Che la Meloni tolleri una situazione di disagio morale e d’inopportunità politica, proprio lei che dice ai quattro venti di non essere ricattabile, è incomprensibile.

Comunque, la questione Santanché è minore rispetto all’altra dell’evidente conflittualità con la magistratura.

In via di principio, chi è contro la magistratura è sempre un po’ sospetto. Io non ho paura dei giudici ma dei loro ghiribizzi spesso imprevedibili. Il conflitto c’è, ed è molto serio. 

La questione della separazione delle carriere sembra disturbare molto i magistrati. Ma qui si tratta di una decisione di governo sancita dal Parlamento. Che in via di principio la magistratura si opponga ad ogni tentativo di riforma non è buona cosa. Fa pensare ad una casta chiusa nei suoi privilegi e questo non va bene.

Sulla storia dell’Albania e del rientro in patria di un terrorista libico, però, ci sono alcune cose da dire.

Personalmente non ho mai capito la necessità e l’importanza “strategica” di trasferire in Albania certi immigrati. Che siano sul suolo patrio o altrove, sotto responsabilità italiana, mi sembra indifferente. Questo trattamento speciale potevamo farlo a casa nostra senza spendere quello che sì è speso. Ma questo non è importante. È importante, invece il vaudeville marinaro per cui un giorno li portiamo in Albania e il giorno dopo, per decisione della Magistratura, li riportiamo in Italia. Queste mini crociere forzate sono ridicole e di ridicolo si ricopre il governo.

Altrettanto ridicola è la pretesa della Magistratura di voler decidere quali siano i Paesi sicuri e quelli insicuri. Tra l’altro, si aspetta una pronuncia della Corte europea. Il buon senso direbbe che sarebbe opportuno conoscerla prima e agire dopo di conseguenza.

Le sparate interne sono inutili e avvelenano l’aria. La vita degli emigranti e il loro destino, come l’onorabilità del governo italiano, sono troppo importanti per essere messi in burletta da un’opposizione giustamente rissosa e dai media internazionali.

Il caso libico, poi, è la palese dimostrazione della superficialità con la quale si è condotta tutta l’operazione.

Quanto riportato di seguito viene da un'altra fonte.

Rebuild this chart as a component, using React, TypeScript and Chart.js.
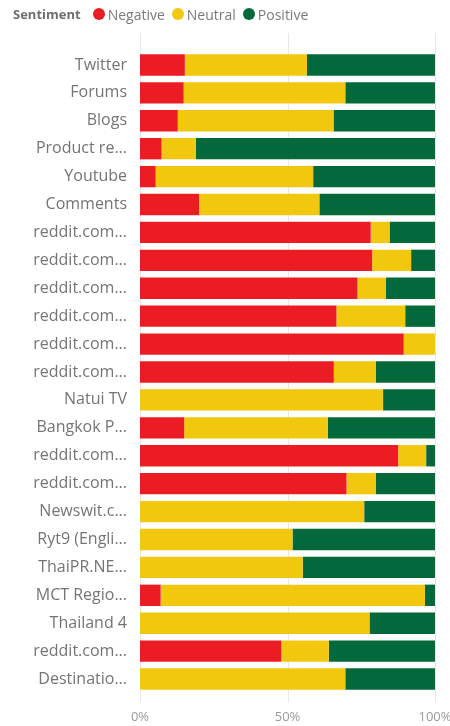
import React, { useEffect, useRef } from "react";
import { Chart, registerables } from "chart.js";

Chart.register(...registerables);

const categories = [
  "Twitter", "Forums", "Blogs", "Product re...", "Youtube", "Comments",
  "reddit.com...", "reddit.com...", "reddit.com...", "reddit.com...", "reddit.com...", "reddit.com...",
  "Natui TV", "Bangkok P...", "reddit.com...", "reddit.com...", "Newswit.c...", "Ryt9 (Engli...",
  "ThaiPR.NE...", "MCT Regio...", "Thailand 4", "reddit.com...", "Destinatio...",
];

const negative = [15.2, 14.8, 12.8, 7.3, 5.3, 20.0, 78.2, 78.7, 73.7, 66.6, 89.4, 65.7, 0, 15.0, 87.5, 70.0, 0, 0, 0, 7.0, 0, 47.9, 0];
const neutral = [41.4, 54.8, 52.8, 11.6, 53.4, 40.8, 6.4, 13.2, 9.7, 23.3, 10.6, 14.3, 82.4, 48.7, 9.5, 10.0, 76.0, 51.7, 55.2, 89.6, 77.8, 16.1, 69.6];
const positive = [43.4, 30.4, 34.4, 81.1, 41.3, 39.2, 15.4, 8.1, 16.6, 10.1, 0, 20.0, 17.6, 36.3, 3.0, 20.0, 24.0, 48.3, 44.8, 3.4, 22.2, 36.0, 30.4];

const seriesNames = ["Negative", "Neutral", "Positive"];
const seriesColors = ["#EC1C24", "#F2C80F", "#03693A"];
const xTicks = [0, 50, 100];
const legendTitle = "Sentiment";

const FONT = "'Open Sans', 'Noto Sans', sans-serif";

const gridPlugin = {
  id: "extGrid",
  beforeDatasetsDraw(chart: any) {
    const { ctx, scales } = chart;
    const x = scales.x;
    ctx.save();
    ctx.strokeStyle = "#E6E6E6";
    ctx.lineWidth = 1;
    xTicks.forEach((v) => {
      const px = Math.round(x.getPixelForValue(v)) + 0.5;
      ctx.beginPath();
      ctx.moveTo(px, 33);
      ctx.lineTo(px, 702);
      ctx.stroke();
    });
    ctx.restore();
  },
};

export default function App() {
  const ref = useRef<HTMLCanvasElement | null>(null);
  useEffect(() => {
    if (!ref.current) return;
    const data = [negative, neutral, positive];
    const chart = new Chart(ref.current, {
      type: "bar",
      data: {
        labels: categories,
        datasets: seriesNames.map((name, i) => ({
          label: name,
          data: data[i],
          backgroundColor: seriesColors[i],
          borderWidth: 0,
          barPercentage: 0.765,
          categoryPercentage: 1,
        })),
      },
      plugins: [gridPlugin],
      options: {
        indexAxis: "y",
        animation: false,
        responsive: false,
        maintainAspectRatio: false,
        layout: { padding: { top: 51, right: 15, left: 0, bottom: 0 } },
        plugins: {
          legend: { display: false },
          tooltip: { enabled: false },
        },
        scales: {
          x: {
            stacked: true,
            min: 0,
            max: 100,
            afterFit: (s: any) => { s.height = 33; s.paddingLeft = 0; s.paddingRight = 0; },
            afterBuildTicks: (s: any) => { s.ticks = xTicks.map((v) => ({ value: v })); },
            grid: { display: false, drawTicks: false },
            border: { display: false },
            ticks: {
              padding: 16,
              color: "#9A9A9A",
              font: { family: FONT, size: 13 },
              callback: (v: any) => v + "%",
              maxRotation: 0,
            },
          },
          y: {
            stacked: true,
            afterFit: (s: any) => { s.width = 140; s.paddingTop = 0; s.paddingBottom = 0; },
            grid: { display: false, drawTicks: false },
            border: { display: false },
            ticks: {
              padding: 13,
              color: "#747474",
              autoSkip: false,
              font: { family: FONT, size: 16 },
            },
          },
        },
      },
    });
    return () => chart.destroy();
  }, []);

  return (
    <div style={{ position: "absolute", left: 0, top: 0, width: 450, height: 726, background: "#fff", overflow: "hidden" }}>
      <canvas ref={ref} width={450} height={726} style={{ position: "absolute", left: 0, top: 0 }} />
      <div
        style={{
          position: "absolute", left: 13, top: 4, height: 20, display: "flex", alignItems: "center",
          fontFamily: FONT, fontSize: 14, color: "#7A7A7A", whiteSpace: "nowrap",
        }}
      >
        <span style={{ fontWeight: 700, fontSize: 13, marginRight: 12, color: "#6E6E6E" }}>{legendTitle}</span>
        {seriesNames.map((n, i) => (
          <span key={n} style={{ display: "inline-flex", alignItems: "center", marginRight: 7 }}>
            <span style={{ width: 12, height: 12, borderRadius: 6, background: seriesColors[i], display: "inline-block", marginRight: 3 }} />
            {n}
          </span>
        ))}
      </div>
    </div>
  );
}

Abbiamo avuto la fortuna di mettere le mani su un personaggio noto alla Corte penale internazionale per omicidi, stupri e torture e per questo da arrestare per essere giudicato. Questo signore ha girato per un’intera settimana in Europa senza essere molestato da nessuno. Arrivato in Italia, la polizia l’ha preso. Bravi!

Questo è il primo atto.

Passiamo al secondo. Chi è costui? Perbacco, è il capo, sembra, della polizia libica. Un personaggio importante, un boss della malavita locale ma anche della politica libica. Abbiamo dei doveri nei confronti di quella Corte penale internazionale cui abbiamo aderito (il Trattato è stato fatto a addirittura a Roma!). Non c’è ombra di dubbio.

Però, abbiamo anche dei rapporti importanti con la Libia. Vogliamo metterceli contro? Rischiare l’interruzione delle forniture di gas o la sospensione dell’estrazione petrolifera dell’ENI? Magari una serie di sbarchi d’immigrati, tanto per sfoltire i lager libici, oppure rischiare una sequela di attentati? Cosa è più importante?

Considerate le cose, meglio non far nulla e rinviare il soggetto in Libia. Tipica soluzione all’italiana.

Credo che tutti capiscano le ragioni di questo modo di fare. Anche l’opposizione. Basta dirglielo, non inventare sciocchezze dove, alla fine, governo e amministrazione sembrano composti da cretini che blaterano giustificazioni insensate.

A ciò si aggiunge il ridicolo delle denunce al Presidente del Consiglio, al Ministro dell’Interno, al Sottosegretario alla Presidenza e così via. Si ritorna alla Magistratura, tanto per restare sul solco della tradizione e si sfrena l’abilità italiota di giocare sulle parole. Avviso di garanzia o comunicazione? Atto dovuto o voluto?

Possibile che si debba vivere di queste sciocchezze?